The opposition here is institutional: laws, norms, cultural expectations, class structures. The enemy is everywhere and nowhere. Think of a queer teenager in a deeply conservative community, or Winston Smith pushing back against the Party in 1984.
This conflict explores the tension between humans and the tools they've created. Dependence, surveillance, automation, the ethics of innovation.
Compare: Person vs. Society and Person vs. Technology both involve systems humans created, but they focus on different things. Society conflicts center on human rules and expectations; technology conflicts center on tools that develop unintended consequences. A character fighting censorship faces society. A character fighting an algorithm faces technology.
| Concept | Best Conflict Types |
|---|---|
| Character depth and arc | Person vs. Self |
| Immediate dramatic tension | Person vs. Person |
| Survival and primal stakes | Person vs. Nature |
| Social/political commentary | Person vs. Society |
| Philosophical and existential themes | Person vs. Fate/God |
| Contemporary relevance | Person vs. Technology |
| Horror, fantasy, and metaphor | Person vs. Supernatural |
| Layered, complex narratives | Multiple conflicts combined |
Person vs. Nature and Person vs. Supernatural both involve forces that cannot be reasoned with. How do they differ in what they reveal about characters?
If you're writing a story about a whistleblower exposing corporate corruption, which conflict types are likely at play? Identify at least two and explain how they interact.

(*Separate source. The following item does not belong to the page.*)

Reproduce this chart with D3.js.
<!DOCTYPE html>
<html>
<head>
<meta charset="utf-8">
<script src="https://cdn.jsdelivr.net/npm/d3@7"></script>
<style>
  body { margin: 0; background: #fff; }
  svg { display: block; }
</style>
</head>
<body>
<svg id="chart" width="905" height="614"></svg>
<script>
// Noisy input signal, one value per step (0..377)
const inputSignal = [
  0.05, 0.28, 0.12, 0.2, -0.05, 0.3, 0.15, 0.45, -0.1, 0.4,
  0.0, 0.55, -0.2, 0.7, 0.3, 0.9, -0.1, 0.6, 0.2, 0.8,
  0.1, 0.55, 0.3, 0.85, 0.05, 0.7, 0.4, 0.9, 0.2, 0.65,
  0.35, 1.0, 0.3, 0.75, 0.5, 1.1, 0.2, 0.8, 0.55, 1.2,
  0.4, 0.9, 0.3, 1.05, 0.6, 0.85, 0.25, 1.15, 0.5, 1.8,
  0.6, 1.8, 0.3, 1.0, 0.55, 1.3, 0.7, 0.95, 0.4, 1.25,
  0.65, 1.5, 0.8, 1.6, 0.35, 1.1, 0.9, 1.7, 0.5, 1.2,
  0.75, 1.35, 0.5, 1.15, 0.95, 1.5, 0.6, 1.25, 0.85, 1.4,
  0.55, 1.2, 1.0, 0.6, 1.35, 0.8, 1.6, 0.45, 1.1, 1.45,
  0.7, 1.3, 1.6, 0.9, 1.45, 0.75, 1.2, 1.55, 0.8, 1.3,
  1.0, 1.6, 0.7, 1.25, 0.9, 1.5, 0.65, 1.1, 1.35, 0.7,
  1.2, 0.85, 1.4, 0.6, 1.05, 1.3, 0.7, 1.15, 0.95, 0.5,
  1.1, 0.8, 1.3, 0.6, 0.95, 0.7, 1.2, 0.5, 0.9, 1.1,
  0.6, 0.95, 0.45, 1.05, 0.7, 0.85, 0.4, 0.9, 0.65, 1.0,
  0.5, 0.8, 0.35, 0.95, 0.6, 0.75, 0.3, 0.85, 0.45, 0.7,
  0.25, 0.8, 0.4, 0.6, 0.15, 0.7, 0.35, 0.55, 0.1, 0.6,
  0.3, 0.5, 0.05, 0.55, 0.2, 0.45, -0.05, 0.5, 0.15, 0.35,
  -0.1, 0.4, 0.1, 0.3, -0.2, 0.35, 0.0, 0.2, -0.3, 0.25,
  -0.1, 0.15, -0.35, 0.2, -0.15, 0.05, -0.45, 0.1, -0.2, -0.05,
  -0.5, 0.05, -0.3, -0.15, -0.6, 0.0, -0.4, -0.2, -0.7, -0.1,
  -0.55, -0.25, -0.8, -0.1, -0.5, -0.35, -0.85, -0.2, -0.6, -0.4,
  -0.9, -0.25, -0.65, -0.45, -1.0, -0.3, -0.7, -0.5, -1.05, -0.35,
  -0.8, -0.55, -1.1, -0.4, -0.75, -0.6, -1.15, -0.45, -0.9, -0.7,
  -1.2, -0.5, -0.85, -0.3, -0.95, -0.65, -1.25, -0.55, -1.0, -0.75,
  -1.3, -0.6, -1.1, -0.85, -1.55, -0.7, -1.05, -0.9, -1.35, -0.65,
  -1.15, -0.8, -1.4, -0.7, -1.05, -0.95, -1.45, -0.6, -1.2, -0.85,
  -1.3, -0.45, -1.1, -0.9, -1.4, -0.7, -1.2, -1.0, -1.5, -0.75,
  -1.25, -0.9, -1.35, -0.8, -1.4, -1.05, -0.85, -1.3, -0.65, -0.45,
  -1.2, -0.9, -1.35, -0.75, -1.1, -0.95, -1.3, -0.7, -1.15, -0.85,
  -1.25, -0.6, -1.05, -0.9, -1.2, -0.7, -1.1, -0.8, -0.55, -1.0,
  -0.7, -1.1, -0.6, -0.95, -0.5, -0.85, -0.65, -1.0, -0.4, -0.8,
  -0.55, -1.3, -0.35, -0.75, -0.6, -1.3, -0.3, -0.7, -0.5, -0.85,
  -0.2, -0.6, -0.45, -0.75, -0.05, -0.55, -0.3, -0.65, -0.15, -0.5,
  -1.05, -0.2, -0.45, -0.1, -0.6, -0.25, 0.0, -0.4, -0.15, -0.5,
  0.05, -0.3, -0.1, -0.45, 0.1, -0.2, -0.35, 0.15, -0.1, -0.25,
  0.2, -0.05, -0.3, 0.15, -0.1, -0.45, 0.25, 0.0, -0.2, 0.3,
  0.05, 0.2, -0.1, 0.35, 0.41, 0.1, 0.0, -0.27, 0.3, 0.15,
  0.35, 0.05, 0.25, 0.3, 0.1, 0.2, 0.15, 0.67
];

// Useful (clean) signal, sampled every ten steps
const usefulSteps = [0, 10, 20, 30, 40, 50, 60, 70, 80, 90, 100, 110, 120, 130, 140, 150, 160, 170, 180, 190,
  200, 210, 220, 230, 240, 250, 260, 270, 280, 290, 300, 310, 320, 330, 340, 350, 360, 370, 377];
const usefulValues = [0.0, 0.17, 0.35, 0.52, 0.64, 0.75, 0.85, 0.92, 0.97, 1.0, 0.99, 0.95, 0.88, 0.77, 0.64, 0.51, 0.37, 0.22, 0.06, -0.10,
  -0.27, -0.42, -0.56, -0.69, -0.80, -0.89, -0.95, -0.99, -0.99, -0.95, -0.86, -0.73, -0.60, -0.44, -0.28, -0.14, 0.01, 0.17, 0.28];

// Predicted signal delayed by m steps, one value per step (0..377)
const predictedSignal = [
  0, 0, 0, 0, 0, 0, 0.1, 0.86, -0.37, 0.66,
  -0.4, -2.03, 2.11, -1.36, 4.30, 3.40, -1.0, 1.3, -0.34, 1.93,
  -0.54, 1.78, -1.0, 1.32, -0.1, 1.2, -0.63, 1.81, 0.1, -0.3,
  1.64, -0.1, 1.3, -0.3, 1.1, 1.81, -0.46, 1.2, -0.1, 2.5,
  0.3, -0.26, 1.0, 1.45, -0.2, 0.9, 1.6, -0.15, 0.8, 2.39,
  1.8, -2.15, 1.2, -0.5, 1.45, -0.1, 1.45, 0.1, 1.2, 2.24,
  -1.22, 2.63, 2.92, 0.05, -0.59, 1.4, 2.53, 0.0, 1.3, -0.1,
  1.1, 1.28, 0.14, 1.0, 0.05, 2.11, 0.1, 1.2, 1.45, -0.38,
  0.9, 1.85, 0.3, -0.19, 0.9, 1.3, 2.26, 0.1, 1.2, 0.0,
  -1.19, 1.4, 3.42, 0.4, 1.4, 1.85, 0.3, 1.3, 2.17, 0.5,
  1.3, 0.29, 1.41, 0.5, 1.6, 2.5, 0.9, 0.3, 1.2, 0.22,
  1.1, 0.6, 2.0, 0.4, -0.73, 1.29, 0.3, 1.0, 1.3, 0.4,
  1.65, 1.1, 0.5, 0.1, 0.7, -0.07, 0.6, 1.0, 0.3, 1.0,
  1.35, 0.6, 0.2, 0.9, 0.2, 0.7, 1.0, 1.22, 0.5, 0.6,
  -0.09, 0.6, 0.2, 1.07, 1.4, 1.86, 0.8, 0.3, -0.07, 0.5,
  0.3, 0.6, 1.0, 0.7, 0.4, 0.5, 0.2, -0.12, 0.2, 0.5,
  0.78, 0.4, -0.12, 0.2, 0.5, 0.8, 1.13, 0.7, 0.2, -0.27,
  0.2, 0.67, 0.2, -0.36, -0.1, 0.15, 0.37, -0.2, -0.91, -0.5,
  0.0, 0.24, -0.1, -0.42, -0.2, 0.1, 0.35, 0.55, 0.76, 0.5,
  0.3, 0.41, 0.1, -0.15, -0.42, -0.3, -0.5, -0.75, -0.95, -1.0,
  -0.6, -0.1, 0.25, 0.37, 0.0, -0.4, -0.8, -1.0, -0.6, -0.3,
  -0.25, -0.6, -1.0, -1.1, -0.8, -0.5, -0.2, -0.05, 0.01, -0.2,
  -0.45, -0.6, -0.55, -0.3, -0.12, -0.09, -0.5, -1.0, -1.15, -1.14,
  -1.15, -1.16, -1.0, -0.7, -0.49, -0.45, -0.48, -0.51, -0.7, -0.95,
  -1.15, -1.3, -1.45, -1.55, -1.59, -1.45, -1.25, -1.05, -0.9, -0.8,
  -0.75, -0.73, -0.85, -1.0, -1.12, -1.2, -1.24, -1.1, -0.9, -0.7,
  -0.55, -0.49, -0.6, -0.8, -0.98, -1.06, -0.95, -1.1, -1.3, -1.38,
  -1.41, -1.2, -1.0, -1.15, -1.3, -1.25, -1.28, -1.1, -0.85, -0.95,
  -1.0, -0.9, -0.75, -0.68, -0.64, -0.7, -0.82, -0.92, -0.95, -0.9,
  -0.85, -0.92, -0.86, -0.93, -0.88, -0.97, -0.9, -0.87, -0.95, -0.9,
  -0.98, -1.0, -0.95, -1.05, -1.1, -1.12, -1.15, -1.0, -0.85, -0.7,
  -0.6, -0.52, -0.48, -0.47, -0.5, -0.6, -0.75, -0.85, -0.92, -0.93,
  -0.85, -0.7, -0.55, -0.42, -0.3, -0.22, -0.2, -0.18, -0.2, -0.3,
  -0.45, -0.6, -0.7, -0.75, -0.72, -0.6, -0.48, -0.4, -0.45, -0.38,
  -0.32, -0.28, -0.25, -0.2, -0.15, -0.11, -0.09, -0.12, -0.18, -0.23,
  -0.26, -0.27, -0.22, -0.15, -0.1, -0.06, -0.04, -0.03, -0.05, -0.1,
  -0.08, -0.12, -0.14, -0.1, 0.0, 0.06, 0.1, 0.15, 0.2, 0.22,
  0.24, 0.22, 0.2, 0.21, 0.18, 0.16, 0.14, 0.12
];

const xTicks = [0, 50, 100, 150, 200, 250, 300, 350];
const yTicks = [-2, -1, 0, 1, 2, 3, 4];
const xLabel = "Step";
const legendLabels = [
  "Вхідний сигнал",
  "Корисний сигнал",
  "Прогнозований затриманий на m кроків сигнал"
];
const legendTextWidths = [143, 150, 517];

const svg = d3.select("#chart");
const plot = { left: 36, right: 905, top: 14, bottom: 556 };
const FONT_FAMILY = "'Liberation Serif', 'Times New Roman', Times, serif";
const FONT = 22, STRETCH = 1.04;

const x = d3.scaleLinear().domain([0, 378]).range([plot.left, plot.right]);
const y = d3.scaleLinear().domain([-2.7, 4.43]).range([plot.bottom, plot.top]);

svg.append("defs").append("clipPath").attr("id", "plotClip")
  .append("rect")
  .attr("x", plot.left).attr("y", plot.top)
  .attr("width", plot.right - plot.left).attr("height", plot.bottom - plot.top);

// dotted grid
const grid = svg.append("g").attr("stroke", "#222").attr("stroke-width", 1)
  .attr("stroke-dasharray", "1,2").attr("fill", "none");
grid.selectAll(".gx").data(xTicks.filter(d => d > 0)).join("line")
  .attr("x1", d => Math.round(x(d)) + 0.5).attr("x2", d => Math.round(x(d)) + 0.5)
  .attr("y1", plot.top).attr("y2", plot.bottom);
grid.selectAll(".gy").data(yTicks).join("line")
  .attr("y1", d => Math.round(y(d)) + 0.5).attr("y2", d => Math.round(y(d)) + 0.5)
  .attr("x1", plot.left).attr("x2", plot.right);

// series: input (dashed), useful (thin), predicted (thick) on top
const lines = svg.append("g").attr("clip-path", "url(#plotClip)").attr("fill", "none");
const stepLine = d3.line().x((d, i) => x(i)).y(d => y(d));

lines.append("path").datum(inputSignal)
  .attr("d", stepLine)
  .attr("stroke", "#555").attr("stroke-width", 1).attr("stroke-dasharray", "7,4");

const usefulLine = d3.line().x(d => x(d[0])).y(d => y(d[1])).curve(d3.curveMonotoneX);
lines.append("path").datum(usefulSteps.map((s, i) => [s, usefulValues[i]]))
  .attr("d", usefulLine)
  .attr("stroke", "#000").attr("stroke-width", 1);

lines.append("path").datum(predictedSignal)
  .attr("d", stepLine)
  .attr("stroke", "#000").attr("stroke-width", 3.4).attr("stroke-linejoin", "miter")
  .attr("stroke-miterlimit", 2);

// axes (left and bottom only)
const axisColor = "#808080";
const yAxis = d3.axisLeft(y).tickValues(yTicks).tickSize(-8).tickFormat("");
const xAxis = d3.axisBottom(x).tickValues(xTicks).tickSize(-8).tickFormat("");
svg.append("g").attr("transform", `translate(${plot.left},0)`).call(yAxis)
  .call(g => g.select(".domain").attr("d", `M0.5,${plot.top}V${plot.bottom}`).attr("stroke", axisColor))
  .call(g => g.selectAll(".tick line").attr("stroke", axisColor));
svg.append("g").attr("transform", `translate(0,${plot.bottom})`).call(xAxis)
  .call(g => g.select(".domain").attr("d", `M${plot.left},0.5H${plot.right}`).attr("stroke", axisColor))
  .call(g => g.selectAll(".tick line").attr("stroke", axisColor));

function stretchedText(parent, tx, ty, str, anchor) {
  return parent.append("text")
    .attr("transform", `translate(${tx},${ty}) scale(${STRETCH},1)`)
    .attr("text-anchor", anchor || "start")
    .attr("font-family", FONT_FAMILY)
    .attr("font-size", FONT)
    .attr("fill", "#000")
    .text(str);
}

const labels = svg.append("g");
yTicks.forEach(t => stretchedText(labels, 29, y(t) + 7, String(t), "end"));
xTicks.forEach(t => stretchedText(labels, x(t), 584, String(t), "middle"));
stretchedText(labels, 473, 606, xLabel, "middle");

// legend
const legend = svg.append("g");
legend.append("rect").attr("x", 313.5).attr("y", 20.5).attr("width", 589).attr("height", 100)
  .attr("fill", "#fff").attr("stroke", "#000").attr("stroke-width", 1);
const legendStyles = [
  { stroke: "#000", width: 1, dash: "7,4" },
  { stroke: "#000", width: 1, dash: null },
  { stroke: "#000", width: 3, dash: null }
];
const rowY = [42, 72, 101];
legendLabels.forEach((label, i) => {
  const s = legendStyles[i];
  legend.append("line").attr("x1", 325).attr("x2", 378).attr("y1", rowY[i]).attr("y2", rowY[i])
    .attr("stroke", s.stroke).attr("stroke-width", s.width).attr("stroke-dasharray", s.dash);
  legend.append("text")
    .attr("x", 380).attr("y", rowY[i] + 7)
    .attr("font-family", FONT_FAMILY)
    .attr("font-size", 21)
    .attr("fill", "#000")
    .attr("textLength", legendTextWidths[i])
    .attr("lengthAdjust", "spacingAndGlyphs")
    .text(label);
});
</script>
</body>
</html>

Compare Person vs. Self and Person vs. Fate/God. Both can involve internal struggle, but what makes them fundamentally different in terms of character agency?
A character is stranded alone on a mountain during a blizzard while struggling with guilt over a past decision. Identify the conflict types present and explain which one should drive the climax if you want an emotionally resonant ending.
Why do the most memorable antagonists in Person vs. Person conflicts often trigger Person vs. Self conflicts in the protagonist? Give an example from a story you've read.